::: Information shown :::
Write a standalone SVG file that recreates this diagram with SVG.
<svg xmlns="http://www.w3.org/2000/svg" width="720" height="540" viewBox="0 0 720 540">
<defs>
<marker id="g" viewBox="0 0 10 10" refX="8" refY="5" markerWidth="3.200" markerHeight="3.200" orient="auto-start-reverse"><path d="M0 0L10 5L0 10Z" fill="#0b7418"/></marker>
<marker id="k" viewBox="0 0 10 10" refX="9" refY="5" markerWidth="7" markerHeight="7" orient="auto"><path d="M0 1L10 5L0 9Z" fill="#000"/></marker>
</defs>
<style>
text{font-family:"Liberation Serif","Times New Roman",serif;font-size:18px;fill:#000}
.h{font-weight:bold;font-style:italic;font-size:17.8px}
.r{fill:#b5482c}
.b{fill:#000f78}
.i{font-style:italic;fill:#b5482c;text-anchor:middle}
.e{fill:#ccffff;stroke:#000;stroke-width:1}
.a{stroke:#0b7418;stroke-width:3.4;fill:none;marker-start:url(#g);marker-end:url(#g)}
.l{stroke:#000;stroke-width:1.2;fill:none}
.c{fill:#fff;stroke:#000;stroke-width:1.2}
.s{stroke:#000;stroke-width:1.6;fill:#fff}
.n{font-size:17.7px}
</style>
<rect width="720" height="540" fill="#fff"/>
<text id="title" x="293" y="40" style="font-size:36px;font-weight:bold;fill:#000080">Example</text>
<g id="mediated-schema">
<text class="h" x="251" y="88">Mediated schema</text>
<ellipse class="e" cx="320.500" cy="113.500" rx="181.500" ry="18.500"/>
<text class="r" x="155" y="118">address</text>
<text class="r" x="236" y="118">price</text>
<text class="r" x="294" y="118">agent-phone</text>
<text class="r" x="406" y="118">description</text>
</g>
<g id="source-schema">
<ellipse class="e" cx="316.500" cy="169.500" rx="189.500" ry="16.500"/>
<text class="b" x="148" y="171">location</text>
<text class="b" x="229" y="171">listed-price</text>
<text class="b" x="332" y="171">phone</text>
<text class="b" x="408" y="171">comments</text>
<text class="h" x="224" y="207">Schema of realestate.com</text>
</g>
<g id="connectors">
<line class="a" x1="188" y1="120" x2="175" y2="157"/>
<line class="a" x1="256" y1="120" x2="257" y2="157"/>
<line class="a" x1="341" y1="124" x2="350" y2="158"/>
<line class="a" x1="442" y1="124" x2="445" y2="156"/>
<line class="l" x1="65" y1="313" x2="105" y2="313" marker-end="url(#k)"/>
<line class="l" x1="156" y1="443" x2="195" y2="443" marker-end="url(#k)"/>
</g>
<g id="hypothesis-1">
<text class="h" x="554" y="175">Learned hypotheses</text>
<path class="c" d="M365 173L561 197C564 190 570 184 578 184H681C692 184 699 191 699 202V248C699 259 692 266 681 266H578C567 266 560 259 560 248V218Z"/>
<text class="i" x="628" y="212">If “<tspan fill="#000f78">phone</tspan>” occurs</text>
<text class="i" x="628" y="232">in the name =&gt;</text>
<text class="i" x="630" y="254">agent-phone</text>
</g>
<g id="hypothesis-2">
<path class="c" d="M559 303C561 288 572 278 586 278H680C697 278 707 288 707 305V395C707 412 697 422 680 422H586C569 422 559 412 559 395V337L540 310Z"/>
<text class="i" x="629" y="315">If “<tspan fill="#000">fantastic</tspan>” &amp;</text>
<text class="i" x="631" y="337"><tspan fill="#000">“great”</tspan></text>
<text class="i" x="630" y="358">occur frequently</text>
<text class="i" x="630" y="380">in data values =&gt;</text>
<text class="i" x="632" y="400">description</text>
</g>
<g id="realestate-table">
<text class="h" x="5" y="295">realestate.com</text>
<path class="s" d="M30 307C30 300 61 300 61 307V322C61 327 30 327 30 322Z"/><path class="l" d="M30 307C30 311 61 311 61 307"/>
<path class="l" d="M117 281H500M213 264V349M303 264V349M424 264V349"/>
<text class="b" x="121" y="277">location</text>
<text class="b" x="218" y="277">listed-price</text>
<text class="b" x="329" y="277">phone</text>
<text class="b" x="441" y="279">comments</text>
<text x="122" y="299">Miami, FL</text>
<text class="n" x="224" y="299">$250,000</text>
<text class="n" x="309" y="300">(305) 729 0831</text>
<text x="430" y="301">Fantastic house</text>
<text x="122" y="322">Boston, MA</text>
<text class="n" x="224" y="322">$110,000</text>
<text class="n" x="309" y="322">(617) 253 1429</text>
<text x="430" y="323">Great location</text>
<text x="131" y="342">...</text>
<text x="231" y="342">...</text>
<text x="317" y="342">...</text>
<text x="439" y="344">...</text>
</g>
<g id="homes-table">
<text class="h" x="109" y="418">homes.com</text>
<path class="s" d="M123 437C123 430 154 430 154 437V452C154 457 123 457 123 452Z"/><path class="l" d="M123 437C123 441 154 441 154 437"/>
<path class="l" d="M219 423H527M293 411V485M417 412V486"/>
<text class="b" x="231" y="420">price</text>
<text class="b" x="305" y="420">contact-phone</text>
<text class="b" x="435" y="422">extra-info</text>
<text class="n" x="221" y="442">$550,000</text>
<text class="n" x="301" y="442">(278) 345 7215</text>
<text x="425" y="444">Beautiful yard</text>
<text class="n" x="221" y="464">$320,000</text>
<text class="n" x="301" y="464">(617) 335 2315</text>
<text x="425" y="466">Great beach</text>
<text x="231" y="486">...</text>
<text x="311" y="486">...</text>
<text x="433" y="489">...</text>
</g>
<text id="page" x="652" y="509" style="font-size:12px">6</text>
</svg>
:::
*What is expected*: All of the data above should be transcribed exactly.

*Right answer*:
Write a standalone SVG file that recreates this diagram with SVG.
<svg xmlns="http://www.w3.org/2000/svg" width="720" height="540" viewBox="0 0 720 540">
<defs>
<marker id="g" viewBox="0 0 10 10" refX="8" refY="5" markerWidth="3.200" markerHeight="3.200" orient="auto-start-reverse"><path d="M0 0L10 5L0 10Z" fill="#0b7418"/></marker>
<marker id="k" viewBox="0 0 10 10" refX="9" refY="5" markerWidth="7" markerHeight="7" orient="auto"><path d="M0 1L10 5L0 9Z" fill="#000"/></marker>
</defs>
<style>
text{font-family:"Liberation Serif","Times New Roman",serif;font-size:18px;fill:#000}
.h{font-weight:bold;font-style:italic;font-size:17.8px}
.r{fill:#b5482c}
.b{fill:#000f78}
.i{font-style:italic;fill:#b5482c;text-anchor:middle}
.e{fill:#ccffff;stroke:#000;stroke-width:1}
.a{stroke:#0b7418;stroke-width:3.4;fill:none;marker-start:url(#g);marker-end:url(#g)}
.l{stroke:#000;stroke-width:1.2;fill:none}
.c{fill:#fff;stroke:#000;stroke-width:1.2}
.s{stroke:#000;stroke-width:1.6;fill:#fff}
.n{font-size:17.7px}
</style>
<rect width="720" height="540" fill="#fff"/>
<text id="title" x="293" y="40" style="font-size:36px;font-weight:bold;fill:#000080">Example</text>
<g id="mediated-schema">
<text class="h" x="251" y="88">Mediated schema</text>
<ellipse class="e" cx="320.500" cy="113.500" rx="181.500" ry="18.500"/>
<text class="r" x="155" y="118">address</text>
<text class="r" x="236" y="118">price</text>
<text class="r" x="294" y="118">agent-phone</text>
<text class="r" x="406" y="118">description</text>
</g>
<g id="source-schema">
<ellipse class="e" cx="316.500" cy="169.500" rx="189.500" ry="16.500"/>
<text class="b" x="148" y="171">location</text>
<text class="b" x="229" y="171">listed-price</text>
<text class="b" x="332" y="171">phone</text>
<text class="b" x="408" y="171">comments</text>
<text class="h" x="224" y="207">Schema of realestate.com</text>
</g>
<g id="connectors">
<line class="a" x1="188" y1="120" x2="175" y2="157"/>
<line class="a" x1="256" y1="120" x2="257" y2="157"/>
<line class="a" x1="341" y1="124" x2="350" y2="158"/>
<line class="a" x1="442" y1="124" x2="445" y2="156"/>
<line class="l" x1="65" y1="313" x2="105" y2="313" marker-end="url(#k)"/>
<line class="l" x1="156" y1="443" x2="195" y2="443" marker-end="url(#k)"/>
</g>
<g id="hypothesis-1">
<text class="h" x="554" y="175">Learned hypotheses</text>
<path class="c" d="M365 173L561 197C564 190 570 184 578 184H681C692 184 699 191 699 202V248C699 259 692 266 681 266H578C567 266 560 259 560 248V218Z"/>
<text class="i" x="628" y="212">If “<tspan fill="#000f78">phone</tspan>” occurs</text>
<text class="i" x="628" y="232">in the name =&gt;</text>
<text class="i" x="630" y="254">agent-phone</text>
</g>
<g id="hypothesis-2">
<path class="c" d="M559 303C561 288 572 278 586 278H680C697 278 707 288 707 305V395C707 412 697 422 680 422H586C569 422 559 412 559 395V337L540 310Z"/>
<text class="i" x="629" y="315">If “<tspan fill="#000">fantastic</tspan>” &amp;</text>
<text class="i" x="631" y="337"><tspan fill="#000">“great”</tspan></text>
<text class="i" x="630" y="358">occur frequently</text>
<text class="i" x="630" y="380">in data values =&gt;</text>
<text class="i" x="632" y="400">description</text>
</g>
<g id="realestate-table">
<text class="h" x="5" y="295">realestate.com</text>
<path class="s" d="M30 307C30 300 61 300 61 307V322C61 327 30 327 30 322Z"/><path class="l" d="M30 307C30 311 61 311 61 307"/>
<path class="l" d="M117 281H500M213 264V349M303 264V349M424 264V349"/>
<text class="b" x="121" y="277">location</text>
<text class="b" x="218" y="277">listed-price</text>
<text class="b" x="329" y="277">phone</text>
<text class="b" x="441" y="279">comments</text>
<text x="122" y="299">Miami, FL</text>
<text class="n" x="224" y="299">$250,000</text>
<text class="n" x="309" y="300">(305) 729 0831</text>
<text x="430" y="301">Fantastic house</text>
<text x="122" y="322">Boston, MA</text>
<text class="n" x="224" y="322">$110,000</text>
<text class="n" x="309" y="322">(617) 253 1429</text>
<text x="430" y="323">Great location</text>
<text x="131" y="342">...</text>
<text x="231" y="342">...</text>
<text x="317" y="342">...</text>
<text x="439" y="344">...</text>
</g>
<g id="homes-table">
<text class="h" x="109" y="418">homes.com</text>
<path class="s" d="M123 437C123 430 154 430 154 437V452C154 457 123 457 123 452Z"/><path class="l" d="M123 437C123 441 154 441 154 437"/>
<path class="l" d="M219 423H527M293 411V485M417 412V486"/>
<text class="b" x="231" y="420">price</text>
<text class="b" x="305" y="420">contact-phone</text>
<text class="b" x="435" y="422">extra-info</text>
<text class="n" x="221" y="442">$550,000</text>
<text class="n" x="301" y="442">(278) 345 7215</text>
<text x="425" y="444">Beautiful yard</text>
<text class="n" x="221" y="464">$320,000</text>
<text class="n" x="301" y="464">(617) 335 2315</text>
<text x="425" y="466">Great beach</text>
<text x="231" y="486">...</text>
<text x="311" y="486">...</text>
<text x="433" y="489">...</text>
</g>
<text id="page" x="652" y="509" style="font-size:12px">6</text>
</svg>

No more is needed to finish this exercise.